I got what I assume is my notice from Cabela's a day or so ago. I haven't read it yet, but if they (World's Foremost Bank - yes, Cabela's OWNS it) think they're going to raise my rate, I'll shred the card and tell them to jump off a cliff.
I only got the card at the Ft. Worth store when I lived there to use for large purchases so that I could get Cabela's points. Those points have bought me a lot of stuff over the last few years (a pair of waders recently), but as has already been said, you're kidding yourself to think you're getting the better end of the deal unless you pay it off EVERY month.
I have VERY good credit; near 800 because I've had credit since high school and paid it off nearly every month.
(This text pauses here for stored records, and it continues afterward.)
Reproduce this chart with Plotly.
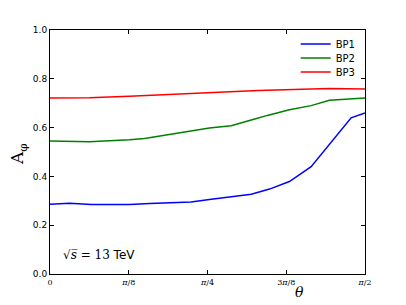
import numpy as np
import plotly.graph_objects as go

HALF_PI = np.pi / 2

# theta given as fraction of pi/2
bp1_t = [0, 0.062, 0.131, 0.252, 0.317, 0.448, 0.506, 0.639, 0.697, 0.760, 0.829, 0.890, 0.956, 1.0]
bp1_a = [0.286, 0.290, 0.285, 0.285, 0.289, 0.295, 0.305, 0.327, 0.348, 0.379, 0.440, 0.535, 0.640, 0.660]

bp2_t = [0, 0.125, 0.252, 0.30, 0.506, 0.575, 0.65, 0.69, 0.76, 0.829, 0.887, 1.0]
bp2_a = [0.545, 0.542, 0.550, 0.555, 0.598, 0.608, 0.635, 0.650, 0.673, 0.690, 0.712, 0.721]

bp3_t = [0, 0.125, 0.252, 0.40, 0.506, 0.66, 0.887, 1.0]
bp3_a = [0.721, 0.722, 0.728, 0.736, 0.741, 0.752, 0.760, 0.758]

series_names = ["BP1", "BP2", "BP3"]
series_colors = ["#0000ff", "#008000", "#ff0000"]

x_tickvals = [0, np.pi / 8, np.pi / 4, 3 * np.pi / 8, np.pi / 2]
x_ticktext = ["0", "<i>π</i>/8", "<i>π</i>/4", "3<i>π</i>/8", "<i>π</i>/2"]
y_tickvals = [0.0, 0.2, 0.4, 0.6, 0.8, 1.0]
y_ticktext = ["0.0", "0.2", "0.4", "0.6", "0.8", "1.0"]

legend_ids = ["legend", "legend2", "legend3"]
legend_rows = [0.943, 0.885, 0.828]

fig = go.Figure()
for t, a, name, col, lg in zip([bp1_t, bp2_t, bp3_t], [bp1_a, bp2_a, bp3_a],
                               series_names, series_colors, legend_ids):
    fig.add_trace(go.Scatter(
        x=[v * HALF_PI for v in t], y=a, mode="lines", name=name,
        line=dict(color=col, width=1.5), legend=lg,
    ))

axis_common = dict(
    showgrid=False, zeroline=False, showline=True, linecolor="black", linewidth=1,
    mirror="ticks", ticks="inside", ticklen=4, tickcolor="black", tickwidth=1,
)

legend_common = dict(
    x=0.78, xanchor="left", yanchor="middle",
    bgcolor="rgba(0,0,0,0)", borderwidth=0,
    font=dict(family="DejaVu Sans", size=10, color="black"),
)

fig.update_layout(
    width=406, height=305,
    margin=dict(l=50, r=41, t=30, b=31, autoexpand=False),
    paper_bgcolor="white", plot_bgcolor="white",
    showlegend=True,
    legend=dict(y=legend_rows[0], **legend_common),
    legend2=dict(y=legend_rows[1], **legend_common),
    legend3=dict(y=legend_rows[2], **legend_common),
    xaxis=dict(
        range=[0, HALF_PI], tickvals=x_tickvals, ticktext=x_ticktext,
        tickfont=dict(family="DejaVu Serif", size=8, color="black"),
        **axis_common,
    ),
    yaxis=dict(
        range=[0, 1], tickvals=y_tickvals, ticktext=y_ticktext,
        tickfont=dict(family="DejaVu Sans", size=9, color="black"),
        **axis_common,
    ),
    annotations=[
        dict(text="A<sub>φ</sub>", xref="paper", yref="paper", x=-0.1, y=0.49,
             xanchor="center", yanchor="middle", showarrow=False, textangle=-90,
             font=dict(family="DejaVu Serif", size=17, color="black")),
        dict(text="<i>θ</i>", xref="paper", yref="paper", x=0.792, y=-0.074,
             xanchor="center", yanchor="middle", showarrow=False,
             font=dict(family="DejaVu Serif", size=14, color="black")),
        dict(text="√<i>s\u0305</i> = 13 <span style='font-family:DejaVu Sans'>TeV</span>",
             xref="paper", yref="paper", x=0.035, y=0.078,
             xanchor="left", yanchor="middle", showarrow=False,
             font=dict(family="DejaVu Serif", size=12, color="black")),
    ],
)

fig.write_html("out.html", config={"displayModeBar": False},
               post_script="document.body.style.margin='0';")
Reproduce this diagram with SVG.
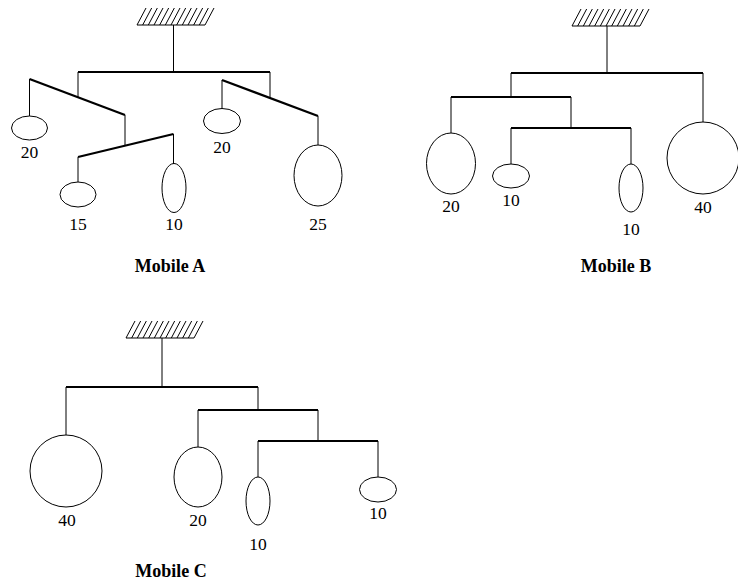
<svg xmlns="http://www.w3.org/2000/svg" width="738" height="581" viewBox="0 0 738 581">
<style>
.bg{fill:#fff}
.str{stroke:#000;stroke-width:1;fill:none}
.bar{stroke:#000;stroke-width:2.2;fill:none}
.hat{stroke:#000;stroke-width:1;fill:none}
.wt{stroke:#000;stroke-width:1;fill:none}
.num{font-family:"Liberation Serif","Times New Roman",serif;font-size:17.5px;text-anchor:middle;fill:#000}
.ttl{font-family:"Liberation Serif","Times New Roman",serif;font-size:18px;font-weight:bold;text-anchor:middle;fill:#000}
</style>
<defs>
<g id="hatch">
<line class="hat" x1="0" y1="17" x2="68" y2="17"/>
<path class="hat" d="M0,17l9,-17 M5.67,17l9,-17 M11.33,17l9,-17 M17,17l9,-17 M22.67,17l9,-17 M28.33,17l9,-17 M34,17l9,-17 M39.67,17l9,-17 M45.33,17l9,-17 M51,17l9,-17 M56.67,17l9,-17 M62.33,17l9,-17 M68,17l9,-17"/>
</g>
</defs>
<rect class="bg" x="0" y="0" width="738" height="581"/>

<!-- Mobile A -->
<g id="mobileA">
<g id="A-support"><use href="#hatch" x="137" y="8"/></g>
<g id="A-connectors">
<line class="str" x1="173.5" y1="25" x2="173.5" y2="72"/>
<line class="bar" x1="78" y1="72" x2="270" y2="72"/>
<line class="str" x1="78" y1="72" x2="78" y2="97"/>
<line class="str" x1="270" y1="72" x2="270" y2="98"/>
<line class="bar" x1="29.5" y1="79" x2="125" y2="115"/>
<line class="str" x1="29.5" y1="79" x2="29.5" y2="116"/>
<line class="str" x1="125" y1="115" x2="125" y2="145.5"/>
<line class="bar" x1="78" y1="157" x2="173.5" y2="134"/>
<line class="str" x1="78" y1="157" x2="78" y2="182"/>
<line class="str" x1="173.5" y1="134" x2="173.5" y2="164"/>
<line class="bar" x1="222" y1="80" x2="318" y2="116"/>
<line class="str" x1="222" y1="80" x2="222" y2="108.5"/>
<line class="str" x1="318" y1="116" x2="318" y2="145"/>
</g>
<g id="A-w20a"><ellipse class="wt" cx="29.5" cy="128" rx="18" ry="12"/><text class="num" x="29.5" y="158">20</text></g>
<g id="A-w15"><ellipse class="wt" cx="78" cy="194.5" rx="18" ry="12.5"/><text class="num" x="78" y="230">15</text></g>
<g id="A-w10"><ellipse class="wt" cx="174" cy="188" rx="12" ry="24.5"/><text class="num" x="174" y="230">10</text></g>
<g id="A-w20b"><ellipse class="wt" cx="222" cy="121" rx="18.5" ry="12.5"/><text class="num" x="222" y="153">20</text></g>
<g id="A-w25"><ellipse class="wt" cx="318" cy="175.5" rx="24" ry="30.5"/><text class="num" x="318" y="230">25</text></g>
<text class="ttl" x="170" y="272">Mobile A</text>
</g>

<!-- Mobile B -->
<g id="mobileB">
<g id="B-support"><use href="#hatch" x="572" y="9"/></g>
<g id="B-connectors">
<line class="str" x1="607" y1="26" x2="607" y2="73"/>
<line class="bar" x1="511" y1="73" x2="703" y2="73"/>
<line class="str" x1="703" y1="73" x2="703" y2="122"/>
<line class="str" x1="511" y1="73" x2="511" y2="97"/>
<line class="bar" x1="451" y1="97" x2="571" y2="97"/>
<line class="str" x1="451" y1="97" x2="451" y2="133"/>
<line class="str" x1="571" y1="97" x2="571" y2="128"/>
<line class="bar" x1="511" y1="128" x2="631" y2="128"/>
<line class="str" x1="511" y1="128" x2="511" y2="164"/>
<line class="str" x1="631" y1="128" x2="631" y2="164"/>
</g>
<g id="B-w40"><circle class="wt" cx="703" cy="158" r="36"/><text class="num" x="703" y="213">40</text></g>
<g id="B-w20"><ellipse class="wt" cx="451" cy="163.5" rx="24.5" ry="30.5"/><text class="num" x="451" y="212">20</text></g>
<g id="B-w10a"><ellipse class="wt" cx="511" cy="176" rx="18.5" ry="12"/><text class="num" x="511" y="206">10</text></g>
<g id="B-w10b"><ellipse class="wt" cx="631" cy="188" rx="12" ry="24"/><text class="num" x="631" y="235">10</text></g>
<text class="ttl" x="616" y="272">Mobile B</text>
</g>

<!-- Mobile C -->
<g id="mobileC">
<g id="C-support"><use href="#hatch" x="126" y="321"/></g>
<g id="C-connectors">
<line class="str" x1="162" y1="338" x2="162" y2="387"/>
<line class="bar" x1="66" y1="387" x2="258" y2="387"/>
<line class="str" x1="66" y1="387" x2="66" y2="435"/>
<line class="str" x1="258" y1="387" x2="258" y2="410"/>
<line class="bar" x1="198" y1="410" x2="318" y2="410"/>
<line class="str" x1="198" y1="410" x2="198" y2="447"/>
<line class="str" x1="318" y1="410" x2="318" y2="441"/>
<line class="bar" x1="258" y1="441" x2="378" y2="441"/>
<line class="str" x1="258" y1="441" x2="258" y2="477"/>
<line class="str" x1="378" y1="441" x2="378" y2="477"/>
</g>
<g id="C-w40"><circle class="wt" cx="66" cy="471" r="36"/><text class="num" x="67" y="526">40</text></g>
<g id="C-w20"><ellipse class="wt" cx="198" cy="477" rx="24" ry="30"/><text class="num" x="198" y="526">20</text></g>
<g id="C-w10a"><ellipse class="wt" cx="258" cy="501" rx="12" ry="24"/><text class="num" x="258" y="550">10</text></g>
<g id="C-w10b"><ellipse class="wt" cx="378" cy="489.5" rx="18.5" ry="12.5"/><text class="num" x="378" y="519">10</text></g>
<text class="ttl" x="171" y="577">Mobile C</text>
</g>
</svg>
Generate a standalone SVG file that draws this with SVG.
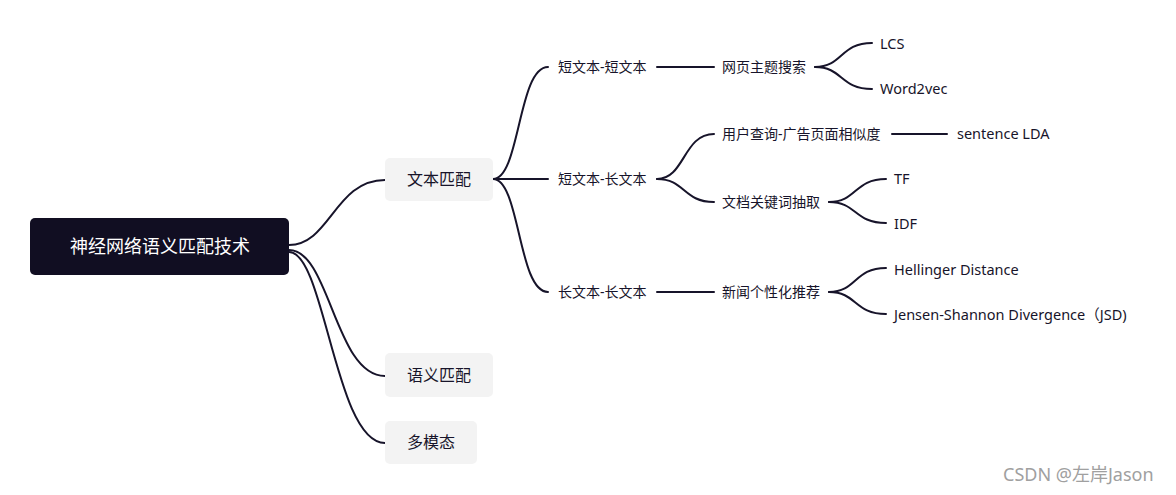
<svg xmlns="http://www.w3.org/2000/svg" width="1176" height="495" viewBox="0 0 1176 495">
<style>
.c{fill:none;stroke:#17142a;stroke-width:2;stroke-linecap:round}
.t{font-family:"Noto Sans","Noto Sans CJK SC",sans-serif;fill:#17142a;dominant-baseline:central}
.s{font-size:14px}
.l{font-size:14.5px}
.n{fill:#f3f3f3}
</style>
<rect width="1176" height="495" fill="#ffffff"/>
<g id="connectors">
<path class="c" d="M289,245 C330,245 335,180 385,180"/>
<path class="c" d="M289,250 C330,250 335,376 385,376"/>
<path class="c" d="M289,252 C325,252 335,443 385,443"/>
<path class="c" d="M493,179 C520,179 518,67 548,67"/>
<path class="c" d="M493,179 L548,179"/>
<path class="c" d="M493,179 C520,179 518,292 548,292"/>
<path class="c" d="M657,67 L714,67"/>
<path class="c" d="M657,179 C685,179 683,134 714,134"/>
<path class="c" d="M657,179 C685,179 683,202 714,202"/>
<path class="c" d="M657,292 L714,292"/>
<path class="c" d="M815,67 C843,67 840,43 872,43"/>
<path class="c" d="M815,67 C843,67 840,89 872,89"/>
<path class="c" d="M892,134 L947,134"/>
<path class="c" d="M829,202 C857,202 854,179 886,179"/>
<path class="c" d="M829,202 C857,202 854,223 886,223"/>
<path class="c" d="M829,292 C857,292 854,268 886,268"/>
<path class="c" d="M829,292 C857,292 854,314 886,314"/>
</g>
<g id="root">
<rect x="30" y="218" width="259" height="57" rx="5" fill="#110e22"/>
<text class="t" x="160" y="246" text-anchor="middle" font-size="18" style="fill:#ffffff">神经网络语义匹配技术</text>
</g>
<g id="n-wenben">
<rect class="n" x="385" y="158" width="108" height="43" rx="5"/>
<text class="t" x="439" y="179" text-anchor="middle" font-size="16">文本匹配</text>
</g>
<g id="n-yuyi">
<rect class="n" x="385" y="353" width="108" height="44" rx="5"/>
<text class="t" x="439" y="374.5" text-anchor="middle" font-size="16">语义匹配</text>
</g>
<g id="n-duomotai">
<rect class="n" x="385" y="421" width="92" height="43" rx="5"/>
<text class="t" x="431" y="442" text-anchor="middle" font-size="16">多模态</text>
</g>
<g id="n-ss"><text class="t s" x="558" y="66.5">短文本-短文本</text></g>
<g id="n-sl"><text class="t s" x="558" y="178.5">短文本-长文本</text></g>
<g id="n-ll"><text class="t s" x="558" y="291.5">长文本-长文本</text></g>
<g id="n-web"><text class="t s" x="722" y="66.5">网页主题搜索</text></g>
<g id="n-ad"><text class="t s" x="722" y="133.5">用户查询-广告页面相似度</text></g>
<g id="n-kw"><text class="t s" x="722" y="201.5">文档关键词抽取</text></g>
<g id="n-news"><text class="t s" x="722" y="291.5">新闻个性化推荐</text></g>
<g id="n-lcs"><text class="t l" x="880" y="42.5">LCS</text></g>
<g id="n-w2v"><text class="t l" x="880" y="88">Word2vec</text></g>
<g id="n-lda"><text class="t l" x="957" y="133">sentence LDA</text></g>
<g id="n-tf"><text class="t l" x="894" y="178">TF</text></g>
<g id="n-idf"><text class="t l" x="894" y="222.5">IDF</text></g>
<g id="n-hd"><text class="t l" x="894" y="268.5">Hellinger Distance</text></g>
<g id="n-jsd"><text class="t l" x="894" y="313.5">Jensen-Shannon Divergence（JSD)</text></g>
<text x="1003" y="481" font-family="Noto Sans, Noto Sans CJK SC, sans-serif" font-size="18" fill="#a0a0a0">CSDN @左岸Jason</text>
</svg>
If they won't give me back the lower rate (esp with my score), I'll simply tell them off and drop the card, then get the regular Cabela's Club card. Unfortunately, you don't earn points on anything but what you buy in their stores or through the website that way, but if that is how they're going to be, then fine!
"Engineers don't idle well."
Credit score also takes into account your balance-to-limit ratios. When you carry a high balance (over 50% of limit) on any revolving account or when your total balances are in excess of 50% of your revolving limits, your credit score take a hit.
When you get mad at a creditor and close your revolving account, you increase your balance-to-limit ratios, assuming you carry a balance on at least one account. That subjects your credit to a downgrade. Downgraded credit means you're more likely to be targeted by creditors for their new, uglier terms.
Cutting up cards might feel good, but closing accounts out of fury or the inability to control your spending is like financially shooting yourself in the foot. Compound this with the fact that cc companies aren't as anxious to open new accounts, so you might find yourself in a tougher position to open an account should you need or want to do so.
If the chop 'n' close approach works for you, then do it. But don't just do it because your neighbor, a palm reader, or Dave Ramsey says you should. Times are tougher, and I hate to see people doing things that could make it harder on them subsequently. We all get mad, and that's okay.
YOU'VE GOT TO PAY IT BACK?
Maybe Congress will give ME a bailout?
Yeah, Right!
Sonny Edmonds
"If I don't teach them, how will those Grand Kids learn to fish?"
Lesson 1: What catches fish Vs: What catches fisherman's money.